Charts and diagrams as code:
----
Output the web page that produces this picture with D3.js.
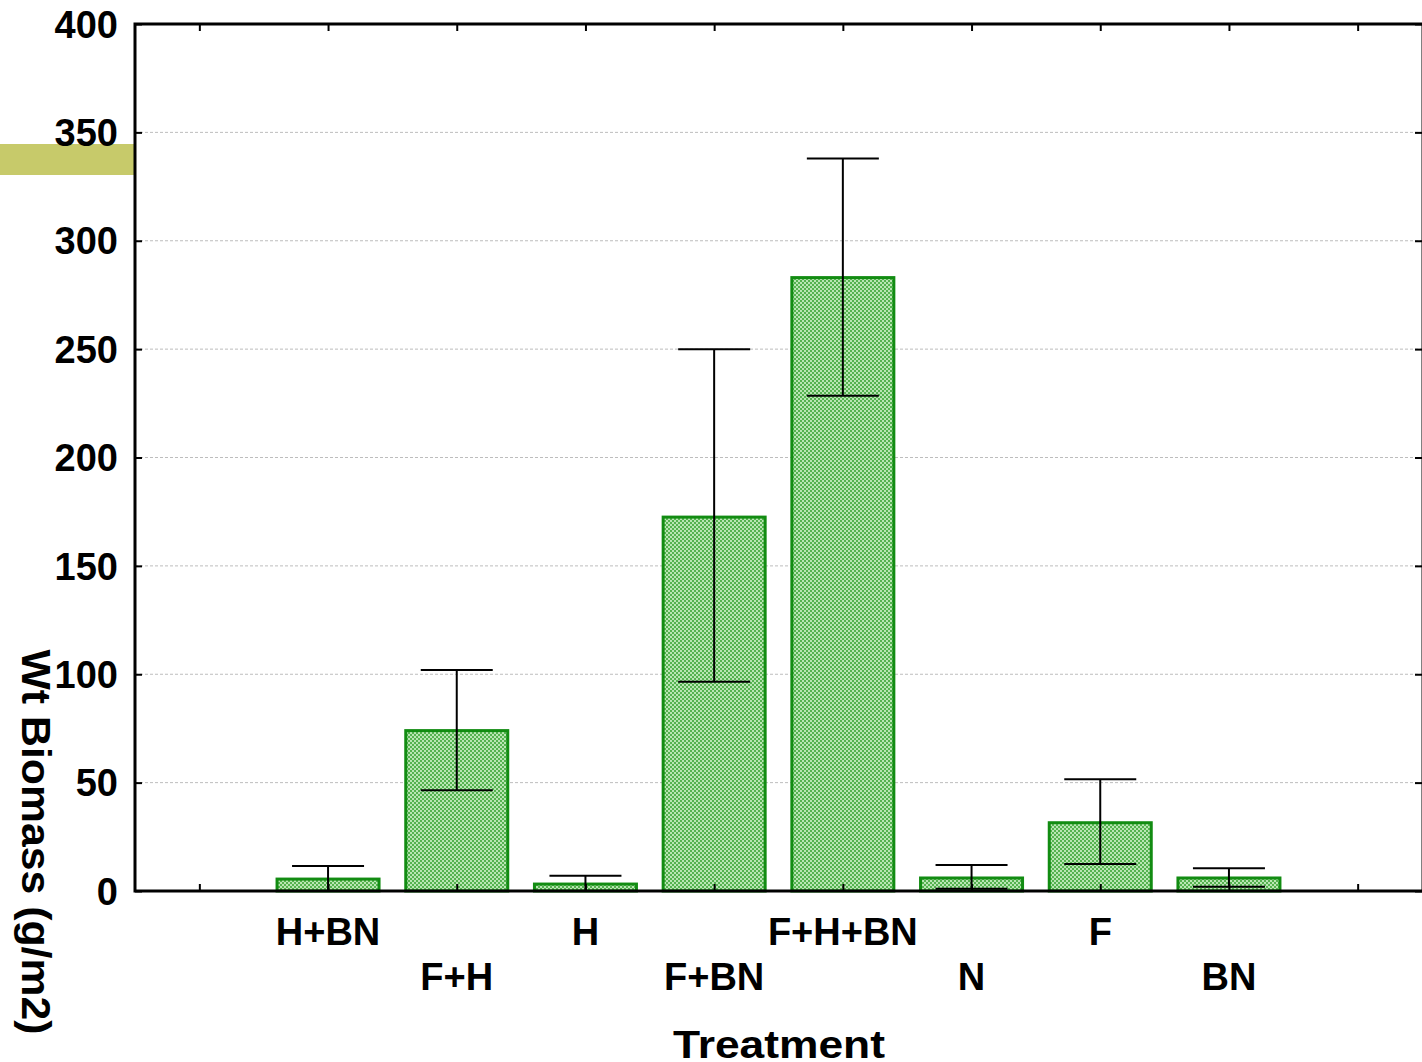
<!DOCTYPE html>
<html>
<head>
<meta charset="utf-8">
<script src="https://cdn.jsdelivr.net/npm/d3@7"></script>
<style>
  html, body { margin: 0; padding: 0; background: #fff; }
  svg { display: block; font-family: 'Liberation Sans', Arial, sans-serif; }
</style>
</head>
<body>
<svg id="chart"></svg>
<script>
const width = 1422
const height = 1062

// data
const treatments = ['H+BN', 'F+H', 'H', 'F+BN', 'F+H+BN', 'N', 'F', 'BN']
const means = [5.5, 74, 3.2, 172.5, 283, 6, 31.5, 6]
const errHigh = [11.5, 102, 7, 250, 338, 12, 51.5, 10.5]
const errLow = [0, 46.5, 0, 96.5, 228.5, 1, 12.5, 2]
const yTicks = [0, 50, 100, 150, 200, 250, 300, 350, 400]

const plot = { left: 135, right: 1422, top: 24, bottom: 891 }

const svg = d3.select('#chart').attr('width', width).attr('height', height)

// patterned fill for the bars
const defs = svg.append('defs')
const pat = defs
  .append('pattern')
  .attr('id', 'checker')
  .attr('width', 4)
  .attr('height', 4)
  .attr('patternUnits', 'userSpaceOnUse')
pat.append('rect').attr('width', 4).attr('height', 4).attr('fill', '#b9e6b3')
pat.append('rect').attr('width', 2).attr('height', 2).attr('fill', '#55b250')
pat.append('rect').attr('x', 2).attr('y', 2).attr('width', 2).attr('height', 2).attr('fill', '#55b250')

// x is a numeric position axis: categories at 1..8, ticks at 0..9
const x = d3.scaleLinear().domain([-0.5, 9.5]).range([plot.left, plot.right])
const y = d3.scaleLinear().domain([0, 400]).range([plot.bottom, plot.top])
const xTickPos = d3.range(0, 10)

// olive highlight at the left edge
svg
  .append('rect')
  .attr('x', 0)
  .attr('y', 144)
  .attr('width', plot.left)
  .attr('height', 31)
  .attr('fill', '#c7ca6a')

// dashed grid
svg
  .append('g')
  .selectAll('line')
  .data(yTicks.filter((d) => d > 0 && d < 400))
  .join('line')
  .attr('x1', plot.left)
  .attr('x2', plot.right)
  .attr('y1', (d) => y(d))
  .attr('y2', (d) => y(d))
  .attr('stroke', '#bdbdbd')
  .attr('stroke-width', 1)
  .attr('stroke-dasharray', '3,2')

// bars
const barW = 102
svg
  .append('g')
  .selectAll('rect')
  .data(treatments)
  .join('rect')
  .attr('x', (d, i) => x(i + 1) - barW / 2)
  .attr('y', (d, i) => y(means[i]))
  .attr('width', barW)
  .attr('height', (d, i) => y(0) - y(means[i]))
  .attr('fill', 'url(#checker)')
  .attr('stroke', '#128c12')
  .attr('stroke-width', 3)

// error bars
const capW = 72
const err = svg.append('g').attr('stroke', '#000').attr('stroke-width', 2)
treatments.forEach((t, i) => {
  const cx = x(i + 1)
  err.append('line').attr('x1', cx).attr('x2', cx).attr('y1', y(errHigh[i])).attr('y2', y(errLow[i]))
  err.append('line').attr('x1', cx - capW / 2).attr('x2', cx + capW / 2).attr('y1', y(errHigh[i])).attr('y2', y(errHigh[i]))
  err.append('line').attr('x1', cx - capW / 2).attr('x2', cx + capW / 2).attr('y1', y(errLow[i])).attr('y2', y(errLow[i]))
})

// frame with inward ticks
const tickLen = 7
const axisLeft = d3.axisRight(y).tickValues(yTicks).tickSize(tickLen).tickFormat('')
const axisRight = d3.axisLeft(y).tickValues(yTicks).tickSize(tickLen).tickFormat('')
const axisTop = d3.axisBottom(x).tickValues(xTickPos).tickSize(tickLen).tickFormat('')
const axisBottom = d3.axisTop(x).tickValues(xTickPos).tickSize(tickLen).tickFormat('')

function styleAxis(g) {
  g.select('.domain').remove()
  g.selectAll('.tick line').attr('stroke', '#000').attr('stroke-width', 2)
}
svg.append('g').attr('transform', `translate(${plot.left},0)`).call(axisLeft).call(styleAxis)
svg.append('g').attr('transform', `translate(${plot.right},0)`).call(axisRight).call(styleAxis)
svg.append('g').attr('transform', `translate(0,${plot.top})`).call(axisTop).call(styleAxis)
svg.append('g').attr('transform', `translate(0,${plot.bottom})`).call(axisBottom).call(styleAxis)

svg
  .append('rect')
  .attr('x', plot.left)
  .attr('y', plot.top)
  .attr('width', plot.right - plot.left + 1)
  .attr('height', plot.bottom - plot.top)
  .attr('fill', 'none')
  .attr('stroke', '#000')
  .attr('stroke-width', 3)

// y tick labels
svg
  .append('g')
  .selectAll('text')
  .data(yTicks)
  .join('text')
  .attr('x', 118)
  .attr('y', (d) => y(d))
  .attr('dy', '0.36em')
  .attr('text-anchor', 'end')
  .attr('font-size', 38)
  .attr('font-weight', 'bold')
  .text((d) => d)

// x tick labels, staggered
svg
  .append('g')
  .selectAll('text')
  .data(treatments)
  .join('text')
  .attr('x', (d, i) => x(i + 1))
  .attr('y', (d, i) => (i % 2 === 0 ? 931 : 976))
  .attr('dy', '0.36em')
  .attr('text-anchor', 'middle')
  .attr('font-size', 38)
  .attr('font-weight', 'bold')
  .text((d) => d)

// axis titles
svg
  .append('text')
  .attr('x', 779)
  .attr('y', 1044)
  .attr('dy', '0.36em')
  .attr('text-anchor', 'middle')
  .attr('font-size', 39)
  .attr('font-weight', 'bold')
  .attr('textLength', 212)
  .attr('lengthAdjust', 'spacingAndGlyphs')
  .text('Treatment')

svg
  .append('text')
  .attr('transform', 'translate(37,842) rotate(90)')
  .attr('dy', '0.36em')
  .attr('text-anchor', 'middle')
  .attr('font-size', 41)
  .attr('font-weight', 'bold')
  .attr('textLength', 385)
  .attr('lengthAdjust', 'spacingAndGlyphs')
  .text('Wt Biomass (g/m2)')
</script>
</body>
</html>
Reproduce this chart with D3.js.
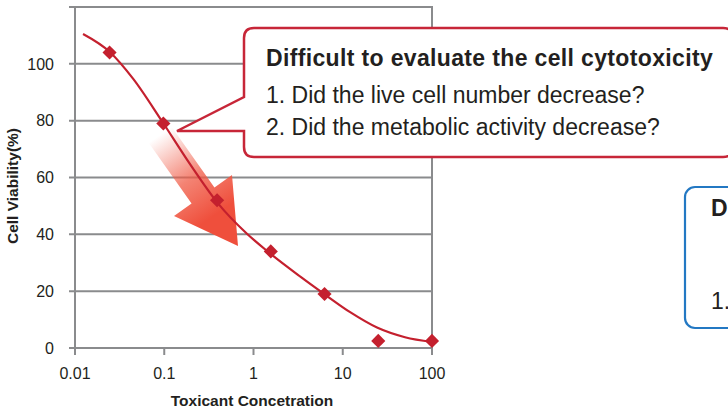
----
**What is expected**
Except for the pictures, reproduce every line exactly.

**Complete answer**
Output the web page that produces this picture with D3.js.
<!DOCTYPE html>
<html>
<head>
<meta charset="utf-8">
<script src="https://cdn.jsdelivr.net/npm/d3@7"></script>
<style>
  html, body { margin: 0; padding: 0; background: #fff; }
  svg { display: block; font-family: 'Liberation Sans', Arial, sans-serif; }
</style>
</head>
<body>
<svg id="chart"></svg>
<script>
const width = 1422
const height = 1062

// data
const treatments = ['H+BN', 'F+H', 'H', 'F+BN', 'F+H+BN', 'N', 'F', 'BN']
const means = [5.5, 74, 3.2, 172.5, 283, 6, 31.5, 6]
const errHigh = [11.5, 102, 7, 250, 338, 12, 51.5, 10.5]
const errLow = [0, 46.5, 0, 96.5, 228.5, 1, 12.5, 2]
const yTicks = [0, 50, 100, 150, 200, 250, 300, 350, 400]

const plot = { left: 135, right: 1422, top: 24, bottom: 891 }

const svg = d3.select('#chart').attr('width', width).attr('height', height)

// patterned fill for the bars
const defs = svg.append('defs')
const pat = defs
  .append('pattern')
  .attr('id', 'checker')
  .attr('width', 4)
  .attr('height', 4)
  .attr('patternUnits', 'userSpaceOnUse')
pat.append('rect').attr('width', 4).attr('height', 4).attr('fill', '#b9e6b3')
pat.append('rect').attr('width', 2).attr('height', 2).attr('fill', '#55b250')
pat.append('rect').attr('x', 2).attr('y', 2).attr('width', 2).attr('height', 2).attr('fill', '#55b250')

// x is a numeric position axis: categories at 1..8, ticks at 0..9
const x = d3.scaleLinear().domain([-0.5, 9.5]).range([plot.left, plot.right])
const y = d3.scaleLinear().domain([0, 400]).range([plot.bottom, plot.top])
const xTickPos = d3.range(0, 10)

// olive highlight at the left edge
svg
  .append('rect')
  .attr('x', 0)
  .attr('y', 144)
  .attr('width', plot.left)
  .attr('height', 31)
  .attr('fill', '#c7ca6a')

// dashed grid
svg
  .append('g')
  .selectAll('line')
  .data(yTicks.filter((d) => d > 0 && d < 400))
  .join('line')
  .attr('x1', plot.left)
  .attr('x2', plot.right)
  .attr('y1', (d) => y(d))
  .attr('y2', (d) => y(d))
  .attr('stroke', '#bdbdbd')
  .attr('stroke-width', 1)
  .attr('stroke-dasharray', '3,2')

// bars
const barW = 102
svg
  .append('g')
  .selectAll('rect')
  .data(treatments)
  .join('rect')
  .attr('x', (d, i) => x(i + 1) - barW / 2)
  .attr('y', (d, i) => y(means[i]))
  .attr('width', barW)
  .attr('height', (d, i) => y(0) - y(means[i]))
  .attr('fill', 'url(#checker)')
  .attr('stroke', '#128c12')
  .attr('stroke-width', 3)

// error bars
const capW = 72
const err = svg.append('g').attr('stroke', '#000').attr('stroke-width', 2)
treatments.forEach((t, i) => {
  const cx = x(i + 1)
  err.append('line').attr('x1', cx).attr('x2', cx).attr('y1', y(errHigh[i])).attr('y2', y(errLow[i]))
  err.append('line').attr('x1', cx - capW / 2).attr('x2', cx + capW / 2).attr('y1', y(errHigh[i])).attr('y2', y(errHigh[i]))
  err.append('line').attr('x1', cx - capW / 2).attr('x2', cx + capW / 2).attr('y1', y(errLow[i])).attr('y2', y(errLow[i]))
})

// frame with inward ticks
const tickLen = 7
const axisLeft = d3.axisRight(y).tickValues(yTicks).tickSize(tickLen).tickFormat('')
const axisRight = d3.axisLeft(y).tickValues(yTicks).tickSize(tickLen).tickFormat('')
const axisTop = d3.axisBottom(x).tickValues(xTickPos).tickSize(tickLen).tickFormat('')
const axisBottom = d3.axisTop(x).tickValues(xTickPos).tickSize(tickLen).tickFormat('')

function styleAxis(g) {
  g.select('.domain').remove()
  g.selectAll('.tick line').attr('stroke', '#000').attr('stroke-width', 2)
}
svg.append('g').attr('transform', `translate(${plot.left},0)`).call(axisLeft).call(styleAxis)
svg.append('g').attr('transform', `translate(${plot.right},0)`).call(axisRight).call(styleAxis)
svg.append('g').attr('transform', `translate(0,${plot.top})`).call(axisTop).call(styleAxis)
svg.append('g').attr('transform', `translate(0,${plot.bottom})`).call(axisBottom).call(styleAxis)

svg
  .append('rect')
  .attr('x', plot.left)
  .attr('y', plot.top)
  .attr('width', plot.right - plot.left + 1)
  .attr('height', plot.bottom - plot.top)
  .attr('fill', 'none')
  .attr('stroke', '#000')
  .attr('stroke-width', 3)

// y tick labels
svg
  .append('g')
  .selectAll('text')
  .data(yTicks)
  .join('text')
  .attr('x', 118)
  .attr('y', (d) => y(d))
  .attr('dy', '0.36em')
  .attr('text-anchor', 'end')
  .attr('font-size', 38)
  .attr('font-weight', 'bold')
  .text((d) => d)

// x tick labels, staggered
svg
  .append('g')
  .selectAll('text')
  .data(treatments)
  .join('text')
  .attr('x', (d, i) => x(i + 1))
  .attr('y', (d, i) => (i % 2 === 0 ? 931 : 976))
  .attr('dy', '0.36em')
  .attr('text-anchor', 'middle')
  .attr('font-size', 38)
  .attr('font-weight', 'bold')
  .text((d) => d)

// axis titles
svg
  .append('text')
  .attr('x', 779)
  .attr('y', 1044)
  .attr('dy', '0.36em')
  .attr('text-anchor', 'middle')
  .attr('font-size', 39)
  .attr('font-weight', 'bold')
  .attr('textLength', 212)
  .attr('lengthAdjust', 'spacingAndGlyphs')
  .text('Treatment')

svg
  .append('text')
  .attr('transform', 'translate(37,842) rotate(90)')
  .attr('dy', '0.36em')
  .attr('text-anchor', 'middle')
  .attr('font-size', 41)
  .attr('font-weight', 'bold')
  .attr('textLength', 385)
  .attr('lengthAdjust', 'spacingAndGlyphs')
  .text('Wt Biomass (g/m2)')
</script>
</body>
</html>
Reproduce this chart with D3.js.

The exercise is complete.